In fact, more and more marketers are looking to turn their call centers into revenue generating centers, according to a new study by Portrait Software, a provider of customer interaction optimization software. A number of factors are driving this shift but none more significant than the challenge of reaching consumers when a growing number of them are opting out of direct mail and email and opting into do-not-call lists. The study shows that 69% of large business-to-consumer marketers view their call centers as "business critical revenue generators."
Jeff Nicholson, VP of product marketing at Portrait Software, said the recession also caused marketers to alter their focus from new customer acquisition activities to more CRM-focused efforts. But even cross- or up-selling existing clients can be a challenge for marketers.
Reaching the 'unreachables'
"If you take a deep look into the existing customer bases of many marketers one of the largest segments they have are the unreachables," Mr. Nicholson said. "These customers have opted out of email, unsubscribed or added their name to a do-not-call list. Considering what that does to the potential for increasing the customer lifetime value and the potential to reach out and retain customers it's dramatic. But when you have people calling into your call centers, in some cases this can be your only opportunity to service that customer, cross-sell them or get them to un-opt out."
An executive at one of the world's largest financial advisers. who asked not to be identified, said his company has been altering the way its call center, which gets over two million calls a year, operates for the past two years. But it's not always about the up-sell for his company. He said it's about the best next action the rep can take for the customer.
"It's about what's right for the client and not what's right for the company and in the long term that is what's going to be able to drive our success and our differentiation in the marketplace," the executive said. "Every single call we take starts off with a question and it's about our ability to deliver something that enhances our value. Making sure the client feels like they are going into a planning session with an adviser and that they get something out of it is the way we win. They have to get something out of that meeting. It's about being able to deliver a value add to your client that's in line with your own value add."
The challenge for a company looking to transform its call center into a profit center is twofold. First there's a major cultural shift that has to take place amongst employees.
Mr. Nicholson said organizations have to make a mental shift in terms of how they measure call center success. "For a long time they were measured how quickly they can hang up on a person," Mr. Nicholson said. "The dynamics of the market will no longer tolerate that."
The study found that 86% of respondents said their call center staff needed a broader range of skills to deliver these types revenue. Marketers are also looking for call center employees to play the role of brand ambassador, with 85% claiming that call center interactions with customers are drivers for conveying their organization's brand values, making the role of call center staff even more critical in developing profitable relationships with customers.

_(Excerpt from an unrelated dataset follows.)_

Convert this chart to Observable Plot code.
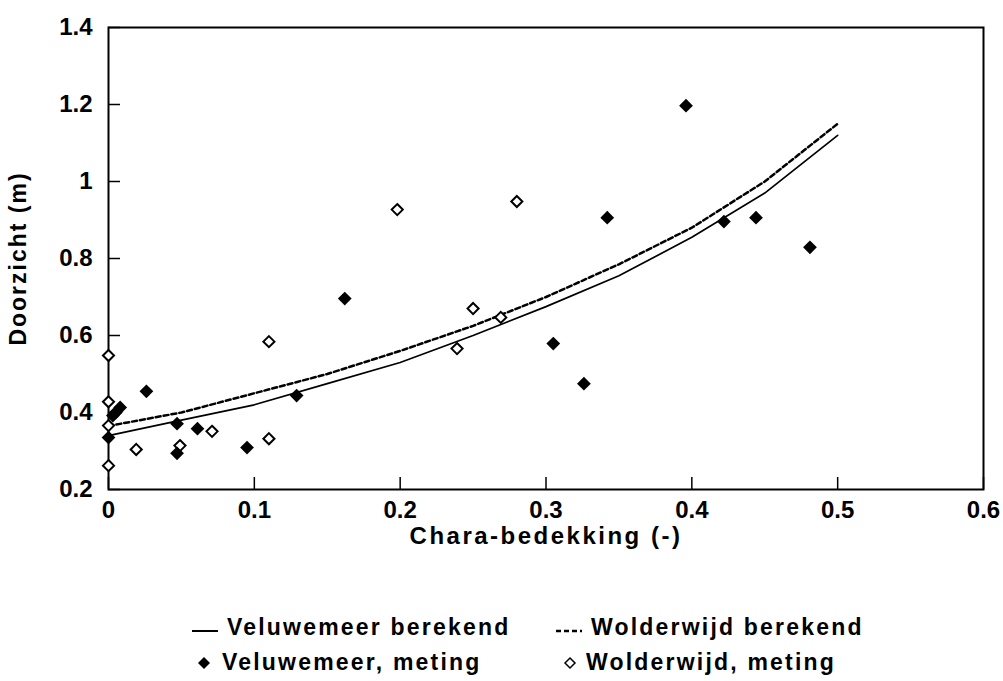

The second challenge is the integration of inter-departmental customer data, in particular call center data with online customer service data, to be used by call center reps. A majority of respondents (60%) said they have a great need for better integration of data and that it will be a key focus for them over the next 12 months.
"Data integration is always the challenge and the opportunity," said Mr. Nicholson, whose company's software specializes in combing the various streams of data. "In most big companies you are going to find that data is in many different locations."